+++ Dataset extract

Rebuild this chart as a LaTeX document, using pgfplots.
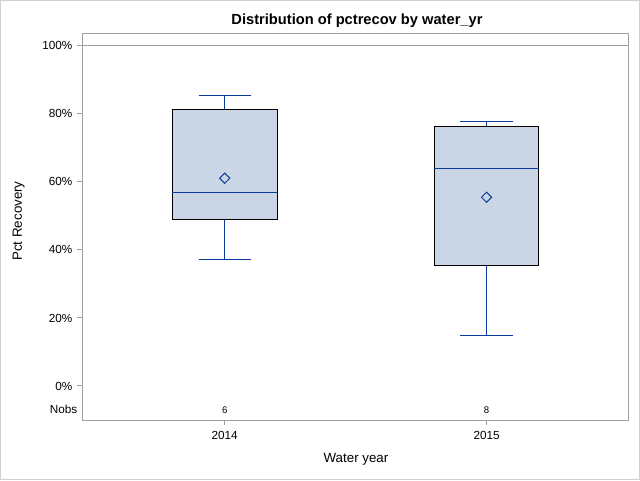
\documentclass[border=0pt]{standalone}
\usepackage{pgfplots}
\pgfplotsset{compat=1.18}
\usepackage{fontspec}
\setmainfont{Liberation Sans}
\definecolor{boxfill}{HTML}{CAD5E5}
\definecolor{sasblue}{HTML}{0B3A9A}
\definecolor{framegray}{HTML}{A0A0A0}
\definecolor{bordergray}{HTML}{D0D0D0}
\pgfdeclareplotmark{sasdiamond}{%
  \pgfpathmoveto{\pgfqpoint{0pt}{\pgfplotmarksize}}%
  \pgfpathlineto{\pgfqpoint{\pgfplotmarksize}{0pt}}%
  \pgfpathlineto{\pgfqpoint{0pt}{-\pgfplotmarksize}}%
  \pgfpathlineto{\pgfqpoint{-\pgfplotmarksize}{0pt}}%
  \pgfpathclose
  \pgfusepathqstroke}
\begin{document}
\begin{tikzpicture}
\path[use as bounding box] (0,0) rectangle (480pt,360pt);
\draw[bordergray, line width=0.75pt] (0.375pt,0.375pt) rectangle (479.625pt,359.625pt);
\begin{axis}[
  at={(61.5pt,45pt)}, anchor=south west,
  scale only axis, width=409.5pt, height=289.5pt,
  xmin=-0.545, xmax=1.54, ymin=-10, ymax=103.5,
  axis line style={framegray, line width=0.75pt},
  xtick={0,1}, xticklabels={2014,2015},
  ytick={0,20,40,60,80,100}, yticklabels={0\%,20\%,40\%,60\%,80\%,100\%},
  extra y ticks={-7}, extra y tick labels={Nobs},
  extra y tick style={major tick length=0.01pt},
  tick align=outside, xtick pos=bottom, ytick pos=left,
  major tick length=3.75pt,
  tick style={framegray, line width=0.75pt},
  ticklabel style={font=\fontsize{8.8}{10}\selectfont},
  xticklabel style={yshift=-1.5pt},
  clip=false,
]
\addplot[framegray, line width=0.75pt] coordinates {(-0.545,100) (1.54,100)};
% 2014
\addplot[sasblue, line width=0.75pt] coordinates {(0,81.4) (0,85.3)};
\addplot[sasblue, line width=0.75pt] coordinates {(-0.1,85.3) (0.1,85.3)};
\addplot[sasblue, line width=0.75pt] coordinates {(0,49.1) (0,37.3)};
\addplot[sasblue, line width=0.75pt] coordinates {(-0.1,37.3) (0.1,37.3)};
\addplot[draw=black, fill=boxfill, line width=0.75pt] coordinates {(-0.2,49.1) (0.2,49.1) (0.2,81.4) (-0.2,81.4) (-0.2,49.1)};
\addplot[sasblue, line width=0.75pt] coordinates {(-0.2,57.0) (0.2,57.0)};
% 2015
\addplot[sasblue, line width=0.75pt] coordinates {(1,76.4) (1,77.8)};
\addplot[sasblue, line width=0.75pt] coordinates {(0.9,77.8) (1.1,77.8)};
\addplot[sasblue, line width=0.75pt] coordinates {(1,35.3) (1,14.9)};
\addplot[sasblue, line width=0.75pt] coordinates {(0.9,14.9) (1.1,14.9)};
\addplot[draw=black, fill=boxfill, line width=0.75pt] coordinates {(0.8,35.3) (1.2,35.3) (1.2,76.4) (0.8,76.4) (0.8,35.3)};
\addplot[sasblue, line width=0.75pt] coordinates {(0.8,64.0) (1.2,64.0)};
% means
\addplot[only marks, mark=sasdiamond, mark size=3.8pt,
  mark options={draw=sasblue, line width=0.75pt}]
  coordinates {(0,61.1) (1,55.5)};
\node[font=\fontsize{7.2}{8}\selectfont] at (axis cs:0,-7) {6};
\node[font=\fontsize{7.2}{8}\selectfont] at (axis cs:1,-7) {8};
\end{axis}
\node[font=\bfseries\fontsize{11}{13}\selectfont] at (267.75pt,344.6pt) {Distribution of pctrecov by water\_yr};
\node[font=\fontsize{10}{12}\selectfont] at (267pt,15.8pt) {Water year};
\node[font=\fontsize{10}{12}\selectfont, rotate=90] at (14pt,194.25pt) {Pct Recovery};
\end{tikzpicture}
\end{document}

++++++

Goal of the exercise.
Write out each line again precisely as it appears, skipping every picture.

Full output.
Rebuild this chart as a LaTeX document, using pgfplots.
\documentclass[border=0pt]{standalone}
\usepackage{pgfplots}
\pgfplotsset{compat=1.18}
\usepackage{fontspec}
\setmainfont{Liberation Sans}
\definecolor{boxfill}{HTML}{CAD5E5}
\definecolor{sasblue}{HTML}{0B3A9A}
\definecolor{framegray}{HTML}{A0A0A0}
\definecolor{bordergray}{HTML}{D0D0D0}
\pgfdeclareplotmark{sasdiamond}{%
  \pgfpathmoveto{\pgfqpoint{0pt}{\pgfplotmarksize}}%
  \pgfpathlineto{\pgfqpoint{\pgfplotmarksize}{0pt}}%
  \pgfpathlineto{\pgfqpoint{0pt}{-\pgfplotmarksize}}%
  \pgfpathlineto{\pgfqpoint{-\pgfplotmarksize}{0pt}}%
  \pgfpathclose
  \pgfusepathqstroke}
\begin{document}
\begin{tikzpicture}
\path[use as bounding box] (0,0) rectangle (480pt,360pt);
\draw[bordergray, line width=0.75pt] (0.375pt,0.375pt) rectangle (479.625pt,359.625pt);
\begin{axis}[
  at={(61.5pt,45pt)}, anchor=south west,
  scale only axis, width=409.5pt, height=289.5pt,
  xmin=-0.545, xmax=1.54, ymin=-10, ymax=103.5,
  axis line style={framegray, line width=0.75pt},
  xtick={0,1}, xticklabels={2014,2015},
  ytick={0,20,40,60,80,100}, yticklabels={0\%,20\%,40\%,60\%,80\%,100\%},
  extra y ticks={-7}, extra y tick labels={Nobs},
  extra y tick style={major tick length=0.01pt},
  tick align=outside, xtick pos=bottom, ytick pos=left,
  major tick length=3.75pt,
  tick style={framegray, line width=0.75pt},
  ticklabel style={font=\fontsize{8.8}{10}\selectfont},
  xticklabel style={yshift=-1.5pt},
  clip=false,
]
\addplot[framegray, line width=0.75pt] coordinates {(-0.545,100) (1.54,100)};
% 2014
\addplot[sasblue, line width=0.75pt] coordinates {(0,81.4) (0,85.3)};
\addplot[sasblue, line width=0.75pt] coordinates {(-0.1,85.3) (0.1,85.3)};
\addplot[sasblue, line width=0.75pt] coordinates {(0,49.1) (0,37.3)};
\addplot[sasblue, line width=0.75pt] coordinates {(-0.1,37.3) (0.1,37.3)};
\addplot[draw=black, fill=boxfill, line width=0.75pt] coordinates {(-0.2,49.1) (0.2,49.1) (0.2,81.4) (-0.2,81.4) (-0.2,49.1)};
\addplot[sasblue, line width=0.75pt] coordinates {(-0.2,57.0) (0.2,57.0)};
% 2015
\addplot[sasblue, line width=0.75pt] coordinates {(1,76.4) (1,77.8)};
\addplot[sasblue, line width=0.75pt] coordinates {(0.9,77.8) (1.1,77.8)};
\addplot[sasblue, line width=0.75pt] coordinates {(1,35.3) (1,14.9)};
\addplot[sasblue, line width=0.75pt] coordinates {(0.9,14.9) (1.1,14.9)};
\addplot[draw=black, fill=boxfill, line width=0.75pt] coordinates {(0.8,35.3) (1.2,35.3) (1.2,76.4) (0.8,76.4) (0.8,35.3)};
\addplot[sasblue, line width=0.75pt] coordinates {(0.8,64.0) (1.2,64.0)};
% means
\addplot[only marks, mark=sasdiamond, mark size=3.8pt,
  mark options={draw=sasblue, line width=0.75pt}]
  coordinates {(0,61.1) (1,55.5)};
\node[font=\fontsize{7.2}{8}\selectfont] at (axis cs:0,-7) {6};
\node[font=\fontsize{7.2}{8}\selectfont] at (axis cs:1,-7) {8};
\end{axis}
\node[font=\bfseries\fontsize{11}{13}\selectfont] at (267.75pt,344.6pt) {Distribution of pctrecov by water\_yr};
\node[font=\fontsize{10}{12}\selectfont] at (267pt,15.8pt) {Water year};
\node[font=\fontsize{10}{12}\selectfont, rotate=90] at (14pt,194.25pt) {Pct Recovery};
\end{tikzpicture}
\end{document}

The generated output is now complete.